Cristian Carrara: Liber Mundi
Cristian Carrara (born 1977 and educated in the Friuli region in the northeastern part of Italy) ranks among the most creative composers of his generation. He decided to win back this simple clarity which had been driven back under the wrong dictate of the avant-garde. This simple clarity in the compositions of Carrara can be observed when listening to his music and when looking at the sheet music, even with an untrained eye. We know that a body (its beauty, its state of health) can best be assessed when it is naked and not when it is hidden by frippery. Therefore Carrara paradoxically risks more than anybody else who masks his work with the complexity, which perhaps conceals a slender body.

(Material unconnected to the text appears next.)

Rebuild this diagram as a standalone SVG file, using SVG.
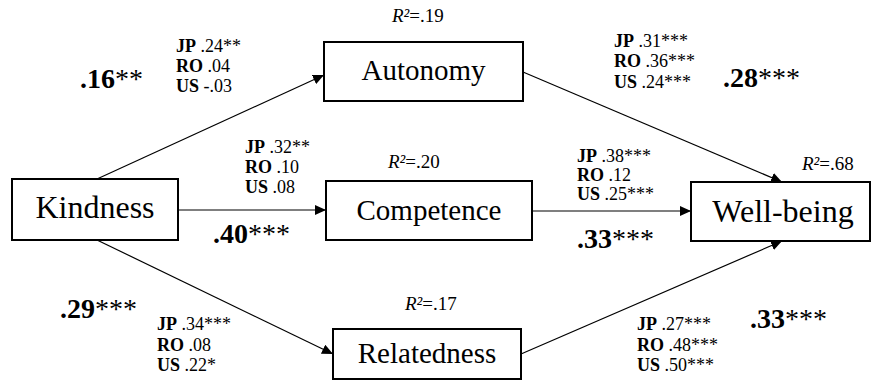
<svg xmlns="http://www.w3.org/2000/svg" width="873" height="382" viewBox="0 0 873 382" font-family="'Liberation Serif', 'DejaVu Serif', serif">
<style>
text{font-family:'Liberation Serif','DejaVu Serif',serif;fill:#000}
.box{fill:#fff;stroke:#000;stroke-width:2}
.node{font-size:29px;text-anchor:middle}
.big{font-size:32px;text-anchor:middle}
.edge{stroke:#000;stroke-width:1.2;fill:none;marker-end:url(#arr)}
.coef{font-size:28px}
.b{font-weight:bold}
.sm{font-size:18px}
.r2{font-size:19px}
.i{font-style:italic}
</style>
<defs>
<marker id="arr" markerUnits="userSpaceOnUse" markerWidth="12" markerHeight="10" refX="11" refY="5" orient="auto">
<path d="M0,0 L11,5 L0,10 Z" fill="#000"/>
</marker>
</defs>
<g id="connectors">
<line class="edge" x1="97" y1="179" x2="324" y2="75"/>
<line class="edge" x1="178" y1="210" x2="326" y2="210"/>
<line class="edge" x1="97" y1="240" x2="333" y2="354"/>
<line class="edge" x1="523" y1="72" x2="782" y2="182"/>
<line class="edge" x1="532" y1="211" x2="691" y2="211"/>
<line class="edge" x1="521" y1="354" x2="782" y2="241"/>
</g>
<g id="kindness">
<rect class="box" x="12" y="179" width="166" height="61"/>
<text class="big" x="95" y="218">Kindness</text>
</g>
<g id="autonomy">
<rect class="box" x="324" y="42" width="199" height="59"/>
<text class="node" x="423.500" y="80">Autonomy</text>
<text class="r2" x="392" y="22"><tspan class="i">R²</tspan>=.19</text>
</g>
<g id="competence">
<rect class="box" x="326" y="181" width="206" height="59"/>
<text class="node" x="429" y="220">Competence</text>
<text class="r2" x="388" y="168"><tspan class="i">R²</tspan>=.20</text>
</g>
<g id="relatedness">
<rect class="box" x="333" y="329" width="188" height="50"/>
<text class="node" x="427" y="363">Relatedness</text>
<text class="r2" x="405" y="310"><tspan class="i">R²</tspan>=.17</text>
</g>
<g id="wellbeing">
<rect class="box" x="691" y="182" width="179" height="59"/>
<text class="big" x="783" y="222">Well-being</text>
<text class="r2" x="802" y="170"><tspan class="i">R²</tspan>=.68</text>
</g>
<g id="labels">
<text class="coef" x="80" y="88"><tspan class="b">.16</tspan>**</text>
<text class="sm" x="176" y="52"><tspan class="b">JP</tspan> .24**</text>
<text class="sm" x="176" y="72"><tspan class="b">RO</tspan> .04</text>
<text class="sm" x="176" y="92"><tspan class="b">US</tspan> -.03</text>

<text class="sm" x="614" y="47"><tspan class="b">JP</tspan> .31***</text>
<text class="sm" x="614" y="67"><tspan class="b">RO</tspan> .36***</text>
<text class="sm" x="614" y="88"><tspan class="b">US</tspan> .24***</text>
<text class="coef" x="723" y="87"><tspan class="b">.28</tspan>***</text>

<text class="sm" x="245" y="153"><tspan class="b">JP</tspan> .32**</text>
<text class="sm" x="245" y="173"><tspan class="b">RO</tspan> .10</text>
<text class="sm" x="245" y="193"><tspan class="b">US</tspan> .08</text>
<text class="coef" x="213" y="243"><tspan class="b">.40</tspan>***</text>

<text class="sm" x="577" y="162"><tspan class="b">JP</tspan> .38***</text>
<text class="sm" x="577" y="181"><tspan class="b">RO</tspan> .12</text>
<text class="sm" x="577" y="200"><tspan class="b">US</tspan> .25***</text>
<text class="coef" x="577" y="248"><tspan class="b">.33</tspan>***</text>

<text class="coef" x="60" y="318"><tspan class="b">.29</tspan>***</text>
<text class="sm" x="157" y="330"><tspan class="b">JP</tspan> .34***</text>
<text class="sm" x="157" y="351"><tspan class="b">RO</tspan> .08</text>
<text class="sm" x="157" y="371"><tspan class="b">US</tspan> .22*</text>

<text class="sm" x="637" y="330"><tspan class="b">JP</tspan> .27***</text>
<text class="sm" x="637" y="351"><tspan class="b">RO</tspan> .48***</text>
<text class="sm" x="637" y="371"><tspan class="b">US</tspan> .50***</text>
<text class="coef" x="750" y="328"><tspan class="b">.33</tspan>***</text>
</g>
</svg>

The core of the Mater is a tabula rasa, which is open in its tonality. Carrara plants on it a consonant, mild recitation. Face to Face, also for string orchestra, receives its title from a deeply philosophic passage from the first epistle of Paul to the Corinthians. Liber Mundi, for violin, soprano and orchestra, is a dialogue which developes out of the initial mistrust of the dialogue partners. The instruments imitate each other: first the violin, then the clarinet, then the soprano. Initially they are saying the same, before they get aware of themselves and communicate not only with one another but also with the world, which in this case means the orchestra. In the Tales from the Underground the orchestra does not play together all too often, too. Only seldomly all instruments can be heard together and build a wall of sounds reflecting the dimensions of Strauss. More calming and more familiar is A Peace Ouverture. It has a clear theme, in the beginning exposed by the orchestra and then taken up by the soloist violin and many times repeated. An unambiguous homage to Ennio Moricone is East West Romance: This applies on one hand for the title, but on the other hand also for the first beats, which are very much like the theme of C’era una volta in America (film by Sergio Leone from the year 1984).